Monday, January 18, 2016

A Change of Speed

Time to start catching up on the Speedpainting for the last couple of months. So far this month I haven't painted any, which is a little miserable. Not that I've done no art at all, just nothing that I can show, and even if I could it wouldn't be very interesting. This also means I've not really started on going back to the fundamental studies I set as a new year resolution. I've done a little, but not at the concentrated level I'd conceived. Early days - January is often a little chaotic, and this year more than most.

Anyway, this post takes us all the way back to November, which seems like a year ago at this point. I'd better get on with writing it, or it will be a year before I finally cover December.


Time Taken: 120 Minutes
Software: Photoshop
Self Portrait

So, if you've been paying attention you may recall this one from the previous post.  November 1st was Self Portrait Day, and apparently this has been a thing for a while, though I knew nothing about it until last year.  I thought I may as well take part as it had been a little while since I'd had a new profile picture (which is what most of my selfies end up being - just like anyone else's really).  I wanted a picture from that day, rather than one from a photograph taken before.  Sadly by the time I decided to participate everyone else had buggered off to bed, so I had no one to take a photograph of me to base it on.  Briefly considered using a mirror and working from life (I've done that a few times), and then decided I'd just take a snap on my phone and work from that.

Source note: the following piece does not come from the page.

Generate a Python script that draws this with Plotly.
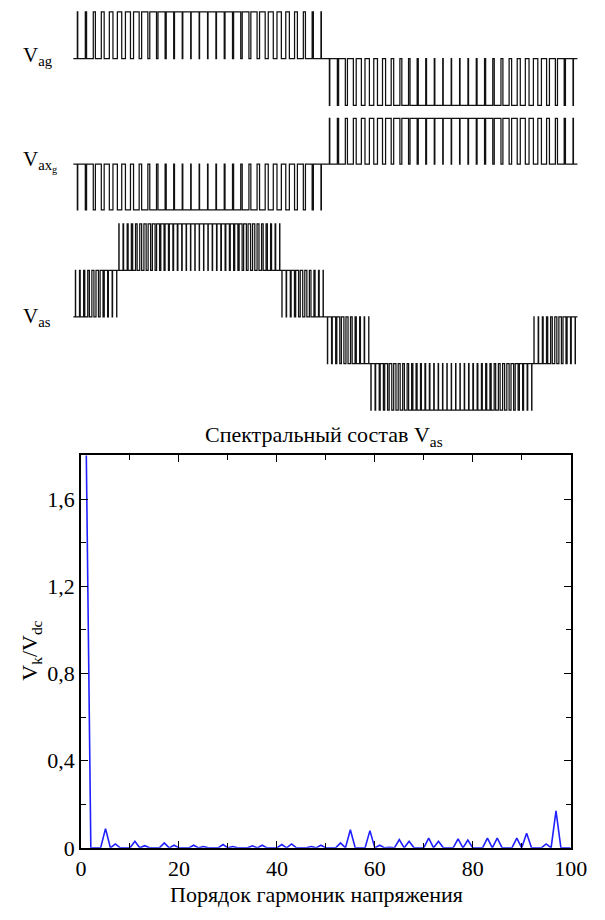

It being late I completely forgot to save any progress images.  I mean it's usually late when I paint, but this time I was also up against the clock to get it done by midnight.  A shame, because as I mentioned last time it's one of the better pieces I've ever done in many ways.


Time Taken: 120 Minutes
Software: ArtRage
Based on: Selfies of a friend of a friend

A friend of mine linked me to the photo this is based on shortly after Halloween saying it looked like something I might paint. Turned out she was right. Despite being in a halloween costume I thought the photo and costume looked quite festive.  I asked the friend to ask her friend if I could paint it - the answer was yes, and I got some additional photographs to work from should I want to. I did.


The end result is  a combination of three of the photos I think.  The face and hair is the original one I saw, the angle of the shoulders a second, and the headdress a third (it was cropped off in the original).  Originally I was going to have a very graphic background, but around the time I reached the second row I realised the whole thing looked like the sort of Meme that would have Impact font text top and bottom. Something like "What if Harry Potter is real... but sold to us Muggles as fiction?"  So with that in mind I went back and made it more snow like at the end.  Not much else to say, although I was using a different bunch of settings from the usual, which I also mentioned last post, and will mention again when we get to the rodeo.


Time Taken: 135 Minutes
Software: ArtRage
Based on: Various Rodeo Pictures

A friend of ours runs a Facebook Secret Santa group.  She does most of the organisation, because she's a lovely person, and assigns everyone in the group someone else to get a present for.  The present should be from local stores rather than chain stores, and the intention is for everyone to mail their gift to their recipient by a certain date.  You get a little bio about the person you're getting a gift for in advance.  My gift was fancy chocolates from the Bay Area for example (and they were very fancy indeed - yum!)

The person I was assigned to loved horses, and especially rodeos.  I though that might make an interesting subject for a painting - not my usual type of subject matter, and an opportunity to do something a little more impressionistic.


The intention was to get more of the movement of the horse than a crystal clear image of one.  I had the initial image in my head fairly firmly, but needed suitable reference.   Surprisingly it was quite difficult to find a shot from a rodeo in this pose, so in the end I think I cobbled together two horses and two riders, with the costume and face of a third rider.  In order to help me keep it loose I went back to the technique I mentioned in the paint above, which is to have thick paint and low pressure with a stiff brush (these are digital settings you understand, not actual brushes; though it is closer to the way I might paint in reality).  I did do a little colour switch at the end, as I wanted a cool bluer look rather than  a more purple one, though I had both the blue and the purple version printed to give the recipient options.


Since it was for printing I painted it rather larger than my usual speedpaint, and this image shows it at actual size - is also gives a good idea of how impressionistic it is.  Sadly it printed really dark - much darker than I was expecting (blue usually prints darker, but not by this much).  She didn't seem to mind (I said if she wanted a lighter version to say so on FB, but she didn't).


Time Taken: 45 Minutes
Software: ArtRage

This one you may have seen before, as it's one of the pieces I did for the last book cover before finalising the design.  There wasn't any reference for it, and unusually for me I didn't use the Oil Paint tool at all.  The piece came about using the Roller and Palette Knife tools, with a little bit of chalk.  This was actually done quite a long time ago, but I couldn't show it in the last post as the book wasn't out yet.  Now it is (with a different cover), so I can finally cover it under the speedpaints.

And that's all for this time.  Hopefully next week I can tackle the paintings I did in December.  Since I started the post I have actually managed to do another speed painting (somewhere between a study and a speedpaint), so maybe I will have something to cover next month as well.